The necessity for real political alternatives has come into stark relief over the last year as unprecedented levels of state intervention have been vital to protect public health. These measures have largely been restricted to dealing with the immediate crisis. But the real political art will be leveraging an active state to address that other looming challenge that is facing all of us: the climate emergency. If the pandemic has taught us anything, it is that there are certain crises which markets are too slow, too poorly coordinated, and just too fragile to address.
Improvements are also being made around innovations in democracy. One promising example is the use of citizens’ assemblies. Alongside experiments run by nonprofits, there are a number of successful assemblies linked to existing governing institutions, such as “The Citizens’ Assembly” in Ireland. These assemblies can help address the issue of legitimacy, and make government more effective by employing a broader swathe of the governed in the design of policy and services. Bold ideas like widening the franchise to children, as suggested by David Runciman, should be tested and explored, in an attempt to revitalise the relationship between institutions and citizens.
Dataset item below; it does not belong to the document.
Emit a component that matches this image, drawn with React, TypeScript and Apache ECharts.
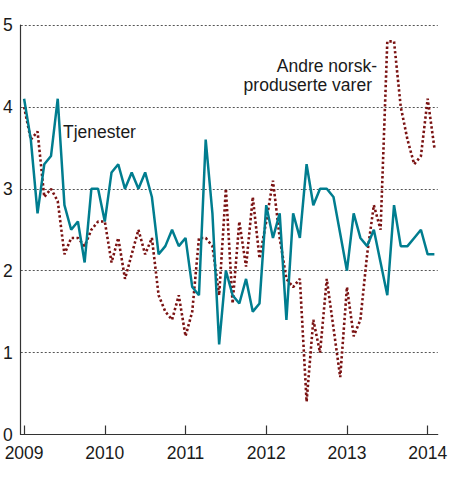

The fact that during a pandemic, mass demonstrations, riots, and protests have been the absolute norm suggests there is some untapped appetite for political participation. Crucially, these kinds of democratic experiments can play a role in absorbing and redirecting the energy unleashed in the populist age, but also in solving some of the actual policy challenges we face.
Provident governance demands that policymakers take responsibility for making politics more interesting and more connected to the lives of citizens. We must be creators of new kinds of democracy, not passive inheritors of an existing system. So long as populism is treated as an ill to be cured rather than a systemic response to be channelled, the age of populism will only be prolonged.